Sunday, June 7, 2015

Again, that Lethal Victimology. It’s our Fault, you see !

In his adopted home of Wollongong, [Jordanian immigrant] Abu Ayman — as his friends know the sheik — was a young man at peace. ... Australia’s most senior Salafist cleric says if he knew then what he does now, he wouldn’t have come at all [to Australia].
On a Saturday night in Coolaroo, an industrial northern Melbourne suburb where more people consider themselves Muslim than any other religion,[Sheik Mohammed Omran] speaks with disappointment, a tinge of bitterness and overwhelmingly a deep sense of dismay. He says he feels like a foreigner in his own country. 
 "If I knew that one day this would happen in Australia, I swear by the almighty God I will never step foot in my — in your — country,” he tells Inquirer from his office inside the Hume Islamic Youth Centre....Omran gestures to his adult son Osama, who is quietly serving tea to the older men in the room. “He feels he is not wanted because his name is Islamic. Everyone gets devastated by that." 
Omran, emir of the Ahlus Sunnah wal Jama’ah school of Islamic thought characterised by literal ­interpretations of the Koran, believes the global threat represented by Islamic State is exaggerated and the national security risk posed by Muslim Australians seeking to join its ranks is grossly overblown.. “How many Australians have been killed by terrorists? Skin cancer, breast cancer kill thousands every year.” 
Mustafa Abu Yusuf, an adviser to the sheik and a spokesman for the ASWJ, goes further. He describes terrorism as a fabricated issue that cynically has been used by successive governments to create a Muslim bogeyman. “...If it wasn’t for the half-decent people in Australia most of the Muslim community would be pushed out on to the fringes.” 
In raw numbers, the core problem of youth radicalisation is dwarfed by the scale of the federal government’s policy response. Intelligence agencies believe there are 104 Australians fighting for Islamist groups in Syria or Iraq. Between 35 and 40 people have been killed or in combat or murdered by their Islamic State comrades.
Sheik Omran does not like the word extremism. He prefers ''deviation''. 
Through his involvement at the Brunswick mosque and more recently the Hume Youth Islamic Centre (HYIC) Omran has known some of Australia’s most notorious deviants: Abdul Nacer Benbrika before he formed a terrorist cell; Harun Mehicevic before he established the hardline al- Furqan Centre in Melbourne’s southeast; Melbourne teenager Numan Haider before he lunged at and stabbed two counter-terrorism taskforce officers with a knife outside a suburban police station and was thankfully shot dead.. 
The sheik has been accused of his own deviations, most notably in describing Osama bin Laden as a good man. Omran does not apologise for his past comments or previous associations. Nor does he consider himself a firebrand, as he is often described. Rather, he sees himself as a man grown old in a country that no longer as welcoming as it once was.
Let’s add to that picture some more information which might explain why the warm welcome Omran admits he once received here as a young man has chilled - and why the problem lies more with him than the rest of us.

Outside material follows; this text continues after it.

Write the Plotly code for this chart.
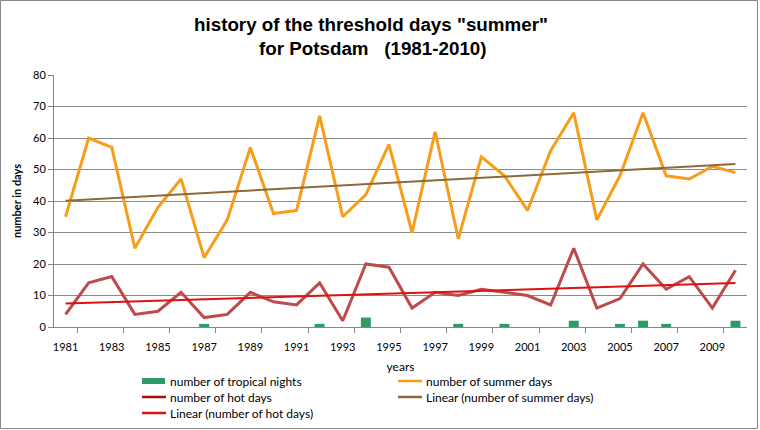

Omran once described al Qaeda head Osama bin Laden, whose followers helped to kill Australians, as a good man in some ways, and not in other ways.''

But before that, Omran said ''I dispute any evil action linked to bin Laden.''  He said Ï don't believe that even September 11 from the beginning, I don't believe I was done by any Muslim at all.''
  
Omran was accused by one Somali mother of turning her son into a hardliner, so that her son returned to Somalia to fight - and be killed.

In 2003 Omran had this conversation:
Reporter: Is it a good Muslim's duty to go and fight the coalition forces for jihad in Iraq at the moment?
Sheikh Mohammed Omran: I would say yes.
And now this man is a leader in his community? Unbelievable !

The Way I See It....if Omran wonders why there’s this suspicion he finds so distressing, he should take his rose-coloured glasses off and buy himself a mirror.

And he should ask himself this: if he takes such offence at some non-Muslims here merely being rude to Muslims, can he really be so damning when non-Muslims here take such offence at some Muslims here trying to kill non-Muslims - and some succeeding?

Are you surprised that some in his centre have turned to jihadism?  Is Omran surprised that he is treated with suspicion? He's either totally naïve or in major denial.